Choosing Your Digital ProoferApril 2005
Not everyone has gone soft. At the recent IPG Conference, a panel of vendors and users discussed digital hard-copy proofing and how users can choose the right proofing technology for their requirements.
Nick Patrissi, Creo's director of market relations and print media, advised attendees to consider the seven basic factors of color proofing and prioritize them before making a decision:
• Consistency (repeatability of the device)
• Resolution (how high do you need it?)
• Color fidelity (can the proofer match the press's color space?)
• Tonal fidelity (can it simulate the press's tonal characteristics?)
• Halftone fidelity (do you need proofs to show screening?)
• Paper (color, gloss and texture)
• Cost (what can you afford?)
Jennifer Bergin, print media manager with Kodak Polychrome Graphics, reminded attendees that proofs have several purposes: they preview the outcome, they check the integrity of the file or film, and they act as a production reference for vendors.

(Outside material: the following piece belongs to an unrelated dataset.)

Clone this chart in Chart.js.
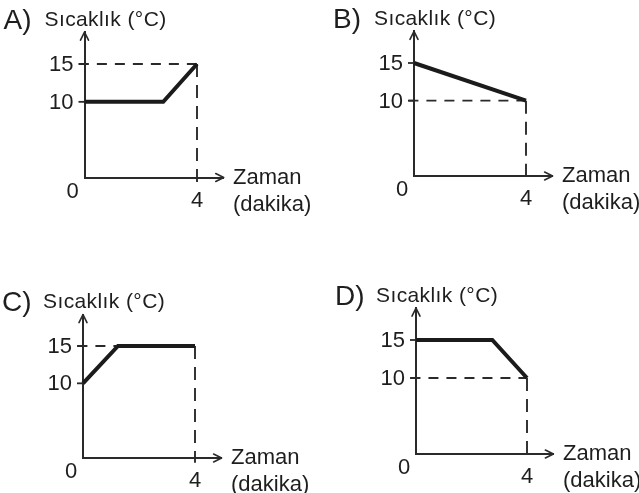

Bergin broke proofs down into four types:
• Concept proofs (used to check design)
• Intermediate proofs (to display content revisions and enable critical color evaluation)
• Imposition proofs (for internal quality assurance)
• Contract proofs (for accurate prediction of press results)
Different devices, Bergin said, were most appropriate for each. For example, electrophotography is an inexpensive way to proof design and content. She pointed out that the quality of color copiers has improved dramatically, and some devices are SWOP-certified and ICC-compliant.
Ink-jet, Bergin continued, offered a step up in quality, with very good color tools. Choices, she said, include thermal drop-on-demand, piezoelectric drop-on-demand and continuous-flow technologies.
For contract proofs she suggested halftone digital proofers, which reproduce halftone dots. These proofs let press operators check dot gain, ink densities and registration.